For the listing that follows, give again exactly the lines from the one with "Reproduce this chart with seaborn" to the one with "edgecolor='none', zorder=-10))", including both.

** Begin Recorded information **

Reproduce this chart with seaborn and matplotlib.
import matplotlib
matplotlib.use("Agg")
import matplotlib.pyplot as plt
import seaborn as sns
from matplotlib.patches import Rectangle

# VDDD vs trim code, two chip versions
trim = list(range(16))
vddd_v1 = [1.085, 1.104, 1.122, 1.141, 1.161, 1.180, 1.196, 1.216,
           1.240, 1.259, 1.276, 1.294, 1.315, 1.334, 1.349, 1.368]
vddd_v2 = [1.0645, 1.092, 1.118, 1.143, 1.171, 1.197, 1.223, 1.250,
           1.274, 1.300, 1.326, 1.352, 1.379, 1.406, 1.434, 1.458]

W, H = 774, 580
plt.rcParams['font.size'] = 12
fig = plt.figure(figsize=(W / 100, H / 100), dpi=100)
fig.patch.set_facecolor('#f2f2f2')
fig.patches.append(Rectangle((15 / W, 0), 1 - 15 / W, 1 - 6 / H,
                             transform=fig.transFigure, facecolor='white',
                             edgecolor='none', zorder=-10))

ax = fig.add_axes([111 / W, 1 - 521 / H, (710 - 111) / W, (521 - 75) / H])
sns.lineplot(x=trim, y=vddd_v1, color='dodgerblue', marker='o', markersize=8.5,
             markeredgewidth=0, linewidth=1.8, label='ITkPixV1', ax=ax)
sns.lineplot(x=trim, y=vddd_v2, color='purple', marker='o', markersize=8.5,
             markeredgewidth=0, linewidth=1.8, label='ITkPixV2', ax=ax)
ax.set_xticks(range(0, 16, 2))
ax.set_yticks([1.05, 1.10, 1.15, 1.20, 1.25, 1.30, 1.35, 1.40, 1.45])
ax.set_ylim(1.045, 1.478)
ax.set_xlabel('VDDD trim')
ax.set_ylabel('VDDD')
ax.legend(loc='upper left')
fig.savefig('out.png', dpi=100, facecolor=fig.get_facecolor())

** End Recorded information **
** Begin Recorded information **

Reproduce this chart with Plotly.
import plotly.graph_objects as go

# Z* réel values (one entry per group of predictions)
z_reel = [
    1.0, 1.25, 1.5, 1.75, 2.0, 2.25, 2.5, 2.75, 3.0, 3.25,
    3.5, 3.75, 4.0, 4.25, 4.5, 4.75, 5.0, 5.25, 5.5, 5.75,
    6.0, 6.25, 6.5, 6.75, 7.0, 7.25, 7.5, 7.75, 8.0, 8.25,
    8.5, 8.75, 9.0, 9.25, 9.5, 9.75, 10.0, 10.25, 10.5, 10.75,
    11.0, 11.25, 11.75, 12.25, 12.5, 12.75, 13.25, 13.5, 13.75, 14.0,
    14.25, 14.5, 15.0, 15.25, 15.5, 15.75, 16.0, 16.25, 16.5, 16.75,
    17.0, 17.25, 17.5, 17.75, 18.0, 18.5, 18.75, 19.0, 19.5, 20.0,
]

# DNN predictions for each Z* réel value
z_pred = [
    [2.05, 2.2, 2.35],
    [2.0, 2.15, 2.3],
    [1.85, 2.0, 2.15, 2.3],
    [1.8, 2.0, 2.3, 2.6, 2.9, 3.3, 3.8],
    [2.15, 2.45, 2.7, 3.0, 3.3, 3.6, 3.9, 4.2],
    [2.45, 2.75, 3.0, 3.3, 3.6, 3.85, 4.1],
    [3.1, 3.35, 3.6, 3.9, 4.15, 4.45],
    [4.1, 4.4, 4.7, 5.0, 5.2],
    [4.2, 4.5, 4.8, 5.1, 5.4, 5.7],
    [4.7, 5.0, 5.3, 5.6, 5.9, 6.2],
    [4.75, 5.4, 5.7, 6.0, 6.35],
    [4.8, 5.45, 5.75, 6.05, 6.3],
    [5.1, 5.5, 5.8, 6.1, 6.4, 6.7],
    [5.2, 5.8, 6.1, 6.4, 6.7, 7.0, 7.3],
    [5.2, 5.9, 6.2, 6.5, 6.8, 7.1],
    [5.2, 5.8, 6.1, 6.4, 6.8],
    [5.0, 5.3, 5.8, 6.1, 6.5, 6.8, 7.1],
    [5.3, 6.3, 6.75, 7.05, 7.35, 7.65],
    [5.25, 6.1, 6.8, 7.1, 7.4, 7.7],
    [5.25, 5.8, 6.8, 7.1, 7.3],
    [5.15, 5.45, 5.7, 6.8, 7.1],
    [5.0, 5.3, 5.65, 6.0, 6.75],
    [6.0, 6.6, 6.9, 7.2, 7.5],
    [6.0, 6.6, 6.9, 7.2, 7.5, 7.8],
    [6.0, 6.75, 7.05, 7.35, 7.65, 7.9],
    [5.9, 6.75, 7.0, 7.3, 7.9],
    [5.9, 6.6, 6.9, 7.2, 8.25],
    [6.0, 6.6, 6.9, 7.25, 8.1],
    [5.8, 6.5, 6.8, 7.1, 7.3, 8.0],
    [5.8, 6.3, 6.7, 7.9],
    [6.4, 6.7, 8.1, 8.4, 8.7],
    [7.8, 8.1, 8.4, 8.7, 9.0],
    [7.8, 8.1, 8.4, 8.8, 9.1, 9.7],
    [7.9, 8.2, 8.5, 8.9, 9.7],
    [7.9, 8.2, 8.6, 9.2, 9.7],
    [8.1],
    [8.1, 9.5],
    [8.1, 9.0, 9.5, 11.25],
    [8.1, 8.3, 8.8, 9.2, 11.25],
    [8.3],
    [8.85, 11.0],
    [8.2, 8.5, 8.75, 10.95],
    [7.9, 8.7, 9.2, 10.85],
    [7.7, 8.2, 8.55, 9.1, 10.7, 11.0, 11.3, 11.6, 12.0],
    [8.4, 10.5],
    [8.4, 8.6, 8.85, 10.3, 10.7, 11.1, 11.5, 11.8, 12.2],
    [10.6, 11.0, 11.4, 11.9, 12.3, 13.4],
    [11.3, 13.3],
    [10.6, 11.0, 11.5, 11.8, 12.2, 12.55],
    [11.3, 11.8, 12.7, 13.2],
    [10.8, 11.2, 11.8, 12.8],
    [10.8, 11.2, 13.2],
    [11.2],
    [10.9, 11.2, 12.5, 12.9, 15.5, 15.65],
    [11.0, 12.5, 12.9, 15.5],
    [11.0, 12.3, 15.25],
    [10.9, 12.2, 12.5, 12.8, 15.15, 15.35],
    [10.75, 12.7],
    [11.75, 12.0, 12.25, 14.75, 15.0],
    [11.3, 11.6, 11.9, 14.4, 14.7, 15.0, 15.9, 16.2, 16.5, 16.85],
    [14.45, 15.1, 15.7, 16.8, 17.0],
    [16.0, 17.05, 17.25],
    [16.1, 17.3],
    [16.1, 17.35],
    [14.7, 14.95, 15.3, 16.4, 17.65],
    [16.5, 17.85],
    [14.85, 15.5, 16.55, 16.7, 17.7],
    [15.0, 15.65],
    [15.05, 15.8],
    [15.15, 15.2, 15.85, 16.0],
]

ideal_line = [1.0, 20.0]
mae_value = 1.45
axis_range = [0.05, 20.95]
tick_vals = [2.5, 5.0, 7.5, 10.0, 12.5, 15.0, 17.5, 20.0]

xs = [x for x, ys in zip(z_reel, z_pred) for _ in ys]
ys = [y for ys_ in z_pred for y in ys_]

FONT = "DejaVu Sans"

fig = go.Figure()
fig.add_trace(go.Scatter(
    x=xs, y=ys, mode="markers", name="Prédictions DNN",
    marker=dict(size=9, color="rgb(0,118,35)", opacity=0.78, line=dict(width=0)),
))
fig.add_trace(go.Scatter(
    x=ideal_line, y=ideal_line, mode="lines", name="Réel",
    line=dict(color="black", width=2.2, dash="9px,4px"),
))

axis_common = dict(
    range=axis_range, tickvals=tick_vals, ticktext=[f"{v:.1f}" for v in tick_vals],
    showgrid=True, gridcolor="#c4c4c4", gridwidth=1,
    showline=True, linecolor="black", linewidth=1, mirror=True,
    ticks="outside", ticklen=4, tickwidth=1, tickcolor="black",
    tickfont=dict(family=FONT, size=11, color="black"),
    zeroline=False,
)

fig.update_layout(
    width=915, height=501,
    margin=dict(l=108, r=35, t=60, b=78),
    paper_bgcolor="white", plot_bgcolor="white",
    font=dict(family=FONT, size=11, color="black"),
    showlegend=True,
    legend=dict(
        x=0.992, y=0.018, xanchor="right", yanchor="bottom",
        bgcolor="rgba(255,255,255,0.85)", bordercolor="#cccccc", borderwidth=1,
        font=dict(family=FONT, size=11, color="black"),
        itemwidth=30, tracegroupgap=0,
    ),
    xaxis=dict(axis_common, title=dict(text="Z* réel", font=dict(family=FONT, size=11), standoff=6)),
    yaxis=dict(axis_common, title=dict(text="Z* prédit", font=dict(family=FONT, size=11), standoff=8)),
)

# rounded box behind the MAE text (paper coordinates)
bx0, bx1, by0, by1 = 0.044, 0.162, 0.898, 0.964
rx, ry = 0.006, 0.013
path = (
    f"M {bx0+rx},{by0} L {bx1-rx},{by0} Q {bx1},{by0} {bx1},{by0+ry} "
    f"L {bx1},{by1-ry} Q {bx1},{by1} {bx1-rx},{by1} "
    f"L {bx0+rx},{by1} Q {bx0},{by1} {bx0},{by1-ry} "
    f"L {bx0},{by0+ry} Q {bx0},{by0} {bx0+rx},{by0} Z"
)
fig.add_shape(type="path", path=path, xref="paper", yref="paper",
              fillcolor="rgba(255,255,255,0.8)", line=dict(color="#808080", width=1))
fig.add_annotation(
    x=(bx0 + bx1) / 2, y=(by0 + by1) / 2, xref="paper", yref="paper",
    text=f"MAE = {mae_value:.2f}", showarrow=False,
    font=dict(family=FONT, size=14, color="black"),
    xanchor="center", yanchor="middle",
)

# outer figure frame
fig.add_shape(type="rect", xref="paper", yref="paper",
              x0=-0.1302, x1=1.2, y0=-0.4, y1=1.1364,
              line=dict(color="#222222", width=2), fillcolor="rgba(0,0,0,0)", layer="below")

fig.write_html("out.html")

** End Recorded information **

Response to the exercise:
Reproduce this chart with seaborn and matplotlib.
import matplotlib
matplotlib.use("Agg")
import matplotlib.pyplot as plt
import seaborn as sns
from matplotlib.patches import Rectangle

# VDDD vs trim code, two chip versions
trim = list(range(16))
vddd_v1 = [1.085, 1.104, 1.122, 1.141, 1.161, 1.180, 1.196, 1.216,
           1.240, 1.259, 1.276, 1.294, 1.315, 1.334, 1.349, 1.368]
vddd_v2 = [1.0645, 1.092, 1.118, 1.143, 1.171, 1.197, 1.223, 1.250,
           1.274, 1.300, 1.326, 1.352, 1.379, 1.406, 1.434, 1.458]

W, H = 774, 580
plt.rcParams['font.size'] = 12
fig = plt.figure(figsize=(W / 100, H / 100), dpi=100)
fig.patch.set_facecolor('#f2f2f2')
fig.patches.append(Rectangle((15 / W, 0), 1 - 15 / W, 1 - 6 / H,
                             transform=fig.transFigure, facecolor='white',
                             edgecolor='none', zorder=-10))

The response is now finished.